Von Berrit Gräber, München

Leben in wilder Ehe liegt im Trend. Etwa drei Millionen Paare leben unverheiratet zusammen, während die Zahl der Hochzeiter seit Jahren rückläufig ist, wie das Bundesinstitut für Bevölkerungsforschung ermittelt hat. Vor allem ältere Menschen entscheiden sich zunehmend für Gemeinsamkeit ohne Trauschein - oft, um Rentennachteile zu vermeiden oder wegen des Gedenkens an den verstorbenen Ehepartner. Aber: Wenn ein Lebensgefährte stirbt, kommt meist das böse Erwachen. Denn für unverheiratete Paare gibt es kein gegenseitiges gesetzliches Erbrecht, sagt Jan Bittler, Erbrechtsspezialist und Geschäftsführer der Deutschen Vereinigung für Erbrecht und Vermögensnachfolge (DVEV). Fehlt ein Testament, hat der Längerlebende nicht einmal Anspruch auf einen Pflichtteil.

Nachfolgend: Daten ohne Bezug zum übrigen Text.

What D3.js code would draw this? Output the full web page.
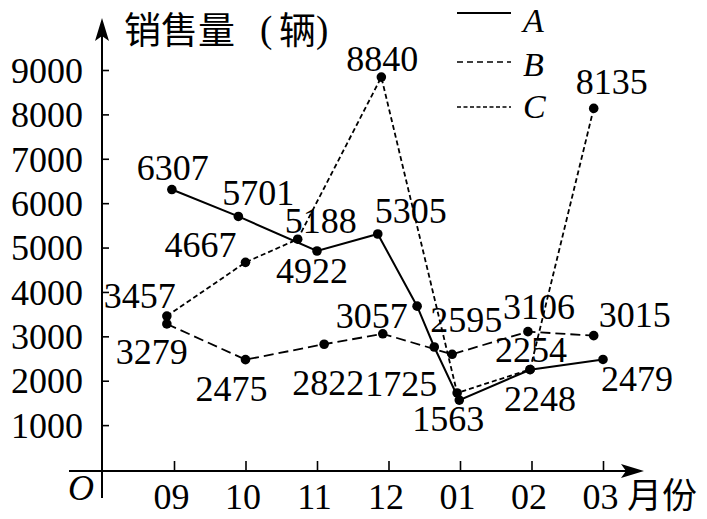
<!DOCTYPE html>
<html>
<head>
<meta charset="utf-8">
<script src="https://cdn.jsdelivr.net/npm/d3@7"></script>
<style>
  html, body { margin: 0; padding: 0; background: #fff; }
  svg { display: block; }
</style>
</head>
<body>
<svg id="chart" width="707" height="519"></svg>
<script>
// ---------- data ----------
const months = ["09", "10", "11", "12", "01", "02", "03"];
const yTicks = [1000, 2000, 3000, 4000, 5000, 6000, 7000, 8000, 9000];

// series A (solid): month position (index, as drawn) and sales
const posA = [-0.03, 0.9, 2.0, 2.85, 3.4, 3.64, 3.99, 4.98, 6.0];
const valA = [6307, 5701, 4922, 5305, 3680, 2760, 1563, 2248, 2479];
const labA = ["6307", "5701", "4922", "5305", "", "", "1563", "2248", "2479"];

// series B (dashed)
const posB = [-0.1, 1.0, 2.1, 2.92, 3.89, 4.95, 5.87];
const valB = [3279, 2475, 2822, 3057, 2595, 3106, 3015];
const labB = ["3279", "2475", "2822", "3057", "2595", "3106", "3015"];

// series C (dotted)
const posC = [-0.1, 1.0, 1.73, 2.9, 3.96, 4.98, 5.87];
const valC = [3457, 4667, 5188, 8840, 1725, 2254, 8135];
const labC = ["3457", "4667", "5188", "8840", "1725", "2254", "8135"];

const seriesNames = ["A", "B", "C"];
const yTitle = "销售量（辆）";
const xTitle = "月份";

// ---------- layout (label offsets from their point, px: [dx, dy-baseline]) ----------
const offA = [[1,-10],[20,-11],[-5,32],[33,-11],[0,0],[0,0],[-11,31],[10,41],[34,32]];
const offB = [[-15,40],[-14,41],[4,51],[-11,-6],[14,-22],[11,-13],[41,-9]];
const offC = [[-27,-8],[-45,-5],[23,-6],[1,-6],[-56,3],[1,-7],[18,-14]];

const styles = {
  A: { dash: null, legendDash: null },
  B: { dash: "10,5", legendDash: "6,4" },
  C: { dash: "5,3", legendDash: "4,2.5" }
};

const svg = d3.select("#chart");
const serif = "'Liberation Serif','Times New Roman',serif";
const cjk = "'Noto Sans CJK SC','Noto Sans CJK JP',sans-serif";

const x = d3.scaleLinear().domain([0, 6]).range([174, 603]);
const y = d3.scaleLinear().domain([0, 9000]).range([469.5, 70]);

const originX = 102, originY = 471;

// y axis (ticks point inward, labels to the left)
const yAxis = d3.axisLeft(y).tickValues(yTicks).tickFormat(d3.format("d"))
  .tickSizeInner(-7).tickSizeOuter(0).tickPadding(19);
const gy = svg.append("g").attr("transform", `translate(${originX},0)`).call(yAxis);
gy.select(".domain").remove();
gy.selectAll(".tick line").attr("stroke", "#000").attr("stroke-width", 1.6);
gy.selectAll(".tick text").attr("font-family", serif).attr("font-size", 36)
  .attr("fill", "#000").attr("dy", "0.34em");

// x axis
const xAxis = d3.axisBottom(x).tickValues(d3.range(months.length))
  .tickFormat(i => months[i]).tickSizeInner(-10).tickSizeOuter(0).tickPadding(12);
const gx = svg.append("g").attr("transform", `translate(0,${originY})`).call(xAxis);
gx.select(".domain").remove();
gx.selectAll(".tick line").attr("stroke", "#000").attr("stroke-width", 1.6);
gx.selectAll(".tick text").attr("font-family", serif).attr("font-size", 36)
  .attr("fill", "#000").attr("dx", -3);

// axis lines with arrows
svg.append("line").attr("x1", originX).attr("y1", 498).attr("x2", originX).attr("y2", 30)
  .attr("stroke", "#000").attr("stroke-width", 2);
svg.append("path").attr("d", `M${originX},18 L${originX+7},41 L${originX},36 L${originX-7},41 Z`)
  .attr("fill", "#000");
svg.append("line").attr("x1", 69).attr("y1", originY).attr("x2", 632).attr("y2", originY)
  .attr("stroke", "#000").attr("stroke-width", 2);
svg.append("path").attr("d", `M644,${originY} L621,${originY-7} L626,${originY} L621,${originY+7} Z`)
  .attr("fill", "#000");

// y-axis title: CJK glyphs in CJK font, brackets drawn as serif parentheses
const titleParts = [
  { t: yTitle.slice(0, 3), x: 124, font: cjk, size: 37, y: 44 },
  { t: "(", x: 260, font: serif, size: 37, y: 42 },
  { t: yTitle.slice(4, 5), x: 279, font: cjk, size: 37, y: 44 },
  { t: ")", x: 316, font: serif, size: 37, y: 42 }
];
svg.append("g").selectAll("text").data(titleParts).join("text")
  .attr("x", d => d.x).attr("y", d => d.y).attr("font-family", d => d.font)
  .attr("font-size", d => d.size).attr("fill", "#000").text(d => d.t);

svg.append("text").attr("x", 627).attr("y", 508).attr("font-family", cjk)
  .attr("font-size", 35).attr("fill", "#000").text(xTitle);
svg.append("text").attr("x", 68).attr("y", 500).attr("font-family", serif)
  .attr("font-style", "italic").attr("font-size", 36).attr("fill", "#000").text("O");

// series
const seriesData = {
  A: posA.map((p, i) => ({ p, v: valA[i], lab: labA[i], off: offA[i] })),
  B: posB.map((p, i) => ({ p, v: valB[i], lab: labB[i], off: offB[i] })),
  C: posC.map((p, i) => ({ p, v: valC[i], lab: labC[i], off: offC[i] }))
};

const line = d3.line().x(d => x(d.p)).y(d => y(d.v));

["B", "C", "A"].forEach(name => {
  const data = seriesData[name];
  const g = svg.append("g");
  g.append("path").datum(data).attr("d", line).attr("fill", "none")
    .attr("stroke", "#000").attr("stroke-width", name === "A" ? 2 : 1.8)
    .attr("stroke-dasharray", styles[name].dash);
  g.selectAll("circle").data(data).join("circle")
    .attr("cx", d => x(d.p)).attr("cy", d => y(d.v)).attr("r", 4.8).attr("fill", "#000");
});

// value labels
seriesNames.forEach(name => {
  svg.append("g").selectAll("text").data(seriesData[name].filter(d => d.lab))
    .join("text")
    .attr("x", d => x(d.p) + d.off[0])
    .attr("y", d => y(d.v) + d.off[1])
    .attr("text-anchor", "middle")
    .attr("font-family", serif).attr("font-size", 36).attr("fill", "#000")
    .text(d => d.lab);
});

// legend
const legendY = { A: 13, B: 62, C: 107 };
const legendText = { A: 32, B: 76, C: 118 };
seriesNames.forEach(name => {
  svg.append("line").attr("x1", 457).attr("x2", 511)
    .attr("y1", legendY[name]).attr("y2", legendY[name])
    .attr("stroke", "#000").attr("stroke-width", name === "A" ? 2 : 1.5)
    .attr("stroke-dasharray", styles[name].legendDash);
  svg.append("text").attr("x", 523).attr("y", legendText[name])
    .attr("font-family", serif).attr("font-style", "italic").attr("font-size", 34)
    .attr("fill", "#000").text(name);
});
</script>
</body>
</html>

Nur die Kinder des Verstorbenen erben, nicht der Partner, betont auch Anton Steiner, Präsident des Deutschen Forums für Erbrecht. Ist kein Nachwuchs da, erben die Eltern, danach andere Verwandte. Selbst ein Cousin kann so Miteigentümer des gemeinsamen Hauses werden. Häufige Folge: Der Lebensgefährte wird vor die Tür gesetzt. Bestenfalls ist er fortan auf den guten Willen der Erben angewiesen.

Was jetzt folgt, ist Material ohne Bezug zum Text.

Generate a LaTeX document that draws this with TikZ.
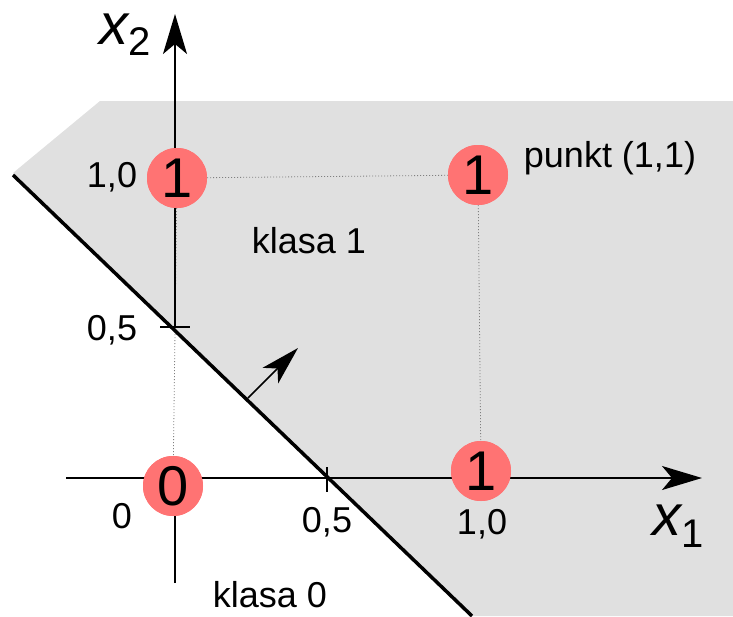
\documentclass[tikz,border=0pt]{standalone}
\usepackage{fontspec}
\setmainfont{Liberation Sans}
\usetikzlibrary{arrows.meta}
\definecolor{regiongray}{RGB}{224,224,224}
\definecolor{dotred}{RGB}{255,115,115}
\begin{document}
\begin{tikzpicture}[x=1pt,y=-1pt,
  lbl/.style={inner sep=0pt, anchor=base, font=\fontsize{36}{40}\selectfont},
  dotnode/.style={circle, fill=dotred, minimum size=60pt, inner sep=0pt, font=\fontsize{56}{60}\selectfont},
  axisline/.style={line width=1.8pt},
  axisarrow/.style={line width=1.8pt, -{Stealth[length=40pt,width=24pt,inset=10pt]}},
  guide/.style={gray, line width=0.8pt, dash pattern=on 1pt off 2pt},
  ]
\useasboundingbox (0,0) rectangle (733,616);
% shaded half-plane
\fill[regiongray] (13,173) -- (100,101) -- (733,101) -- (733,616) -- (472,616) -- cycle;
% coordinates
\coordinate (xs) at (66,478);
\coordinate (xe) at (702,478);
\coordinate (ys) at (175,583);
\coordinate (yc) at (175,486);
\coordinate (ye) at (175,14);
\coordinate (yt) at (175,328);
\coordinate (la) at (13,175);
\coordinate (lb) at (472,616);
\coordinate (nb) at (248,398);
\coordinate (nt) at (298,348);
\coordinate (tyl) at (160,327);
\coordinate (tyr) at (190,327);
\coordinate (txt) at (327,467);
\coordinate (txb) at (327,492);
% circles (placed first so guides can refer to them)
\node[dotnode] (c00) at (173,486) {0};
\node[dotnode] (c01) at (177,178) {1};
\node[dotnode] (c11) at (478,175) {1};
\node[dotnode] (c10) at (481,471) {1};
% guides
\draw[guide] (c01) -- (c11);
\draw[guide] (c11) -- (c10);
\draw[guide] (c01) -- (c00);
% axes
\draw[axisarrow] (xs) -- (xe);
\draw[axisline] (ys) -- (yc);
\draw[axisarrow] (yt) -- (ye);
\draw[axisline] (tyl) -- (tyr);
\draw[axisline] (txt) -- (txb);
% decision line and normal
\draw[line width=3.5pt] (la) -- (lb);
\draw[line width=1.6pt, -{Stealth[length=39pt,width=22pt,inset=10pt]}] (nb) -- (nt);
% redraw circles on top
\node[dotnode] at (c00) {0};
\node[dotnode] at (c01) {1};
\node[dotnode] at (c11) {1};
\node[dotnode] at (c10) {1};
% labels
\node[lbl] (l10y) at (112,187) {1,0};
\node[lbl] (l05y) at (112,340) {0,5};
\node[lbl] (l0) at (122,528) {0};
\node[lbl] (l05x) at (327,532) {0,5};
\node[lbl] (l10x) at (482,534) {1,0};
\node[lbl] (k1) at (309,253) {klasa 1};
\node[lbl] (k0) at (270,607) {klasa 0};
\node[lbl] (pt) at (610,167) {punkt (1,1)};
\node[inner sep=0pt, anchor=base west] (x1) at (652,535) {{\fontsize{58}{60}\selectfont\itshape x}\raisebox{-12pt}{\fontsize{40}{44}\selectfont 1}};
\node[inner sep=0pt, anchor=base west] (x2) at (99,44) {{\fontsize{58}{60}\selectfont\itshape x}\raisebox{-11pt}{\fontsize{40}{44}\selectfont 2}};
\end{tikzpicture}
\end{document}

Fehlt ein Testament, kann das zum Fiasko für den längerlebenden Partner werden. Er hat nicht einmal Anspruch auf ein Erinnerungsstück. Selbst die Trauerfeierlichkeiten darf die "Witwe" oder der "Witwer" nicht allein bestimmen. "Es gibt für wilde Ehen keinerlei gesetzliche Absicherung, wie es bei Verheirateten der Fall ist", warnt der Münchner Fachanwalt für Erbrecht. Selbst ob einer den anderen pflegte, spielt keine Rolle.

Wer vermeiden will, dass der Partner leer ausgeht, sollte unbedingt ein Testament machen, rät Bittler. Das muss allerdings jeder für sich selbst tun. Das Aufsetzen eines gemeinschaftlichen letzten Willens wie bei Eheleuten ist in wilder Ehe nicht möglich. Der Nachteil an Einzeltestamenten: Sie können jederzeit widerrufen oder still und heimlich geändert werden.

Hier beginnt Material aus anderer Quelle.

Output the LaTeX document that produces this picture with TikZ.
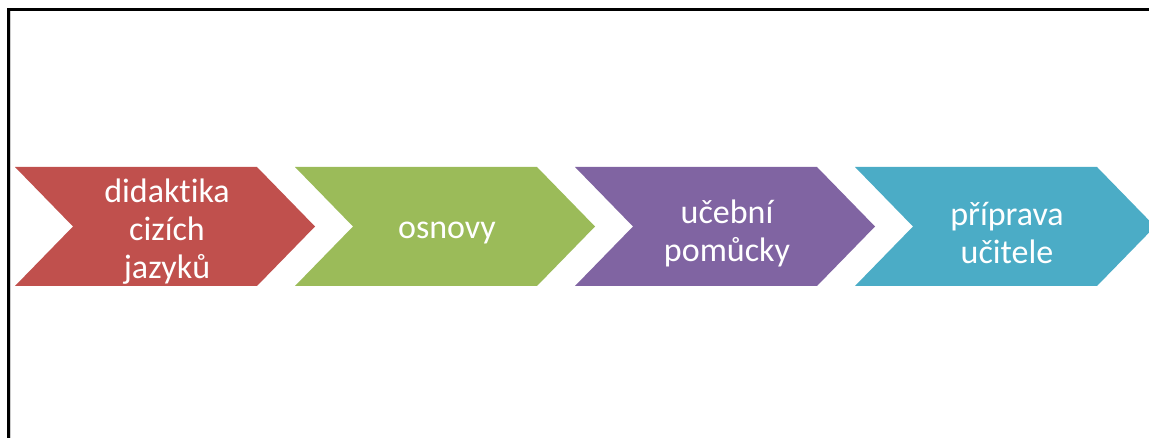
\documentclass[tikz,border=0pt]{standalone}
\usepackage{fontspec}
\setmainfont[Ligatures=NoCommon]{Carlito}
\definecolor{cred}{HTML}{C0504D}
\definecolor{cgreen}{HTML}{9BBB59}
\definecolor{cpurple}{HTML}{8064A2}
\definecolor{cteal}{HTML}{4BACC6}
\tikzset{
  lbl/.style={text=white, align=center, font=\fontsize{34}{38}\selectfont, inner sep=0pt},
}
\begin{document}
\begin{tikzpicture}[x=1pt,y=-1pt]
\useasboundingbox (0,0) rectangle (1149,438);
\clip (0,0) rectangle (1149,438);
\fill[white] (0,0) rectangle (1149,438);
% frame
\draw[line width=3pt] (8.5,440) -- (8.5,10) -- (1152,10);
\draw[gray!40, line width=0.8pt] (10.8,440) -- (10.8,11.5);
% chevrons
\foreach \x/\c in {0/cred,280/cgreen,560/cpurple,840/cteal}{
  \fill[\c] (15+\x,167) -- (257+\x,167) -- (315+\x,226.5) -- (257+\x,286) -- (15+\x,286) -- (73+\x,226.5) -- cycle;
}
\node[lbl] (a) at (167,232) {didaktika\\cizích\\jazyků};
\node[lbl] (b) at (447,233) {osnovy};
\node[lbl] (c) at (727,233) {učební\\pomůcky};
\node[lbl] (d) at (1007,233) {příprava\\učitele};
\end{tikzpicture}
\end{document}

Der einzige gemeinsame Weg, sich gegenseitig etwas zu hinterlassen, ist ein Erbvertrag beim Notar. Die Partner können darin verbindlich festlegen, dass sie sich gegenseitig beerben. Und dass ihre Kinder oder andere Verwandte zu Schlusserben werden.

Ein Beispiel: Ein nicht verheiratetes Paar mit zwei gemeinsamen Kindern besitzt zusammen ein Haus. Stirbt der Mann, würde seine Haushälfte ohne Erbvertrag oder Testament an die Kinder gehen. Wollen die verkaufen, kommt es schlimmstenfalls zur Zwangsversteigerung - und die Mutter muss ausziehen.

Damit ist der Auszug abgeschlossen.